In order to study the evolution in Homininae and to gain insight into the more recent selective events in specific lineages (human, chimpanzee, and gorilla lineages), we applied a population genetics-phylogenetics approach (gammaMap46) for ANK1, EPB41, EPB42, SLC4A1, SPTA1, and SPTB genes. Ancestral sequences were reconstructed by parsimony from the human, chimpanzee, gorilla, orangutan, gibbon, and macaque sequences.

For human analyses, genotype data from the Phase 1 of the 1000 Genomes Project were retrieved from the dedicated website (http://www.1000genomes.org/)45; in particular, SNP information were retrieved for individuals of three human populations: African (Yoruba), European, and East Asian (Chinese). For the chimpanzee and gorilla analyses, we used SNP information from 25 and 27 individuals, respectively44.

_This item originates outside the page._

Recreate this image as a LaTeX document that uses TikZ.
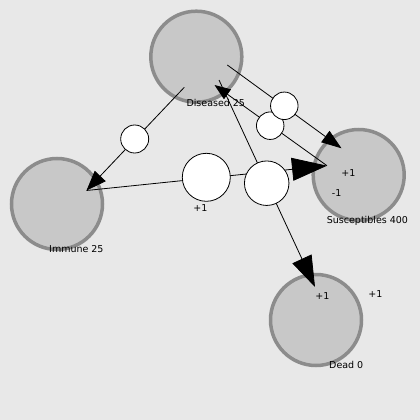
\documentclass[tikz,border=0pt]{standalone}
\usepackage{fontspec}
\setmainfont{DejaVu Sans}
\usetikzlibrary{arrows.meta}
\definecolor{bgcol}{HTML}{E8E8E8}
\definecolor{stockfill}{HTML}{C8C8C8}
\definecolor{stockline}{HTML}{8C8C8C}
\tikzset{
	stock/.style={circle, draw=stockline, fill=stockfill, line width=3.5pt, minimum size=91pt, inner sep=0pt},
	valve/.style={circle, draw=black, fill=white, line width=0.8pt, inner sep=0pt},
	flow/.style={line width=0.8pt},
	lbl/.style={inner sep=0pt, font=\fontsize{9.5}{11}\selectfont},
}

\begin{document}
\begin{tikzpicture}[x=10pt, y=-10pt]
			%%%%% START %%%%%
			
			\fill[bgcol] (0, 0) rectangle (42, 42);
			\useasboundingbox (0, 0) rectangle (42, 42);
			
			\node[stock] (diseased) at (19.63, 5.67) {};
			\node[stock] (suscept) at (35.87, 17.5) {};
			\node[stock] (immune) at (5.7, 20.4) {};
			\node[stock] (dead) at (31.6, 32.0) {};
			
			\coordinate (d1) at (18.43, 8.73);
			\coordinate (i1) at (8.65, 19.05);
			\coordinate (s1) at (32.7, 16.57);
			\coordinate (d2) at (21.45, 8.5);
			\coordinate (d3) at (22.73, 6.5);
			\coordinate (s2) at (34.15, 14.83);
			\coordinate (d4) at (21.9, 8.0);
			\coordinate (x1) at (31.5, 28.7);
			
			\draw[flow, -{Triangle[length=20pt, width=15pt]}] (d1) -- (i1);
			\draw[flow, -{Triangle[length=35pt, width=23pt]}] (i1) -- (s1);
			\draw[flow, -{Triangle[length=16pt, width=12pt]}] (s1) -- (d2);
			\draw[flow, -{Triangle[length=20pt, width=14pt]}] (d3) -- (s2);
			\draw[flow, -{Triangle[length=31pt, width=21pt]}] (d4) -- (x1);
			
			\node[valve, minimum size=28pt] (v1) at (13.47, 13.9) {};
			\node[valve, minimum size=48pt] (v2) at (20.63, 17.73) {};
			\node[valve, minimum size=27.5pt] (v3) at (27.02, 12.57) {};
			\node[valve, minimum size=27.5pt] (v4) at (28.43, 10.58) {};
			\node[valve, minimum size=44.5pt] (v5) at (26.67, 18.32) {};
			
			\node[lbl, anchor=west] (tDiseased) at (18.63, 10.27) {Diseased 25};
			\node[lbl, anchor=west] (tSuscept) at (32.67, 22.07) {Susceptibles 400};
			\node[lbl, anchor=west] (tImmune) at (4.9, 24.93) {Immune 25};
			\node[lbl, anchor=west] (tDead) at (32.9, 36.47) {Dead 0};
			
			\node[lbl] (n1) at (20.03, 20.77) {+1};
			\node[lbl] (n2) at (34.83, 17.33) {+1};
			\node[lbl] (n3) at (33.67, 19.33) {-1};
			\node[lbl] (n4) at (32.23, 29.6) {+1};
			\node[lbl] (n5) at (37.53, 29.43) {+1};
			
			%%%%% END %%%%%
\end{tikzpicture}
\end{document}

gammaMap uses intra-specific variation and inter-specific diversity to estimate the distribution of population-scaled selection coefficients (γ) along coding regions. The program classifies γ values into 12 categories, ranging from strongly beneficial (γ = 100) to inviable (γ = −500), with γ equal to 0 indicating neutrality. In the analysis, we assumed θ (neutral mutation rate per site), k (transitions/transversions ratio), and T (branch length) to vary among the gene following log-normal distributions. For p (the probability that adjacent codons share the same population-scaled selection coefficient) we assumed a uniform distribution. We set the neutral frequencies of non-STOP codons to 1/61. For population-scaled selection coefficients we considered a uniform Dirichlet distribution with the same prior weight for each selection class. For each gene, two Markov Chain Monte Carlo runs of 100,000 iterations each were run with a thinning interval of 10 iterations. Runs were compared to assess convergence and merged to obtain posterior probabilities. To be conservative, we declared a codon to be targeted by positive selection when the cumulative posterior probability of γ ≥ 1 was ≥0.80.

Purifying selection in humans

The strength of purifying selection was estimated using SnIPRE50, a tool that relies on the comparison of polymorphism and divergence data from synonymous and non-synonymous sites within genes. SnIPRE uses a generalized linear mixed model to represent the genome-wide variability among categories of mutations and to estimate its functional consequence. We estimated the degree of selective constraints at each gene using the f parameter, which is the proportion of non-synonymous mutation that are not deleterious.

The f parameter was estimated for each gene and for 14881 autosomal coding human genes used as reference.

SNP information were retrieved for individuals of all 1000 Genomes Project Phase 1 populations45. To evaluate divergence within genes, we used the liftOver tool to convert human GRCh37/hg19 genome coordinates to Pan troglodytes (CGSC 2.1.3/PanTro3) coordinates; we selected only genes that could be mapped onto chimpanzee genome (n = 14805).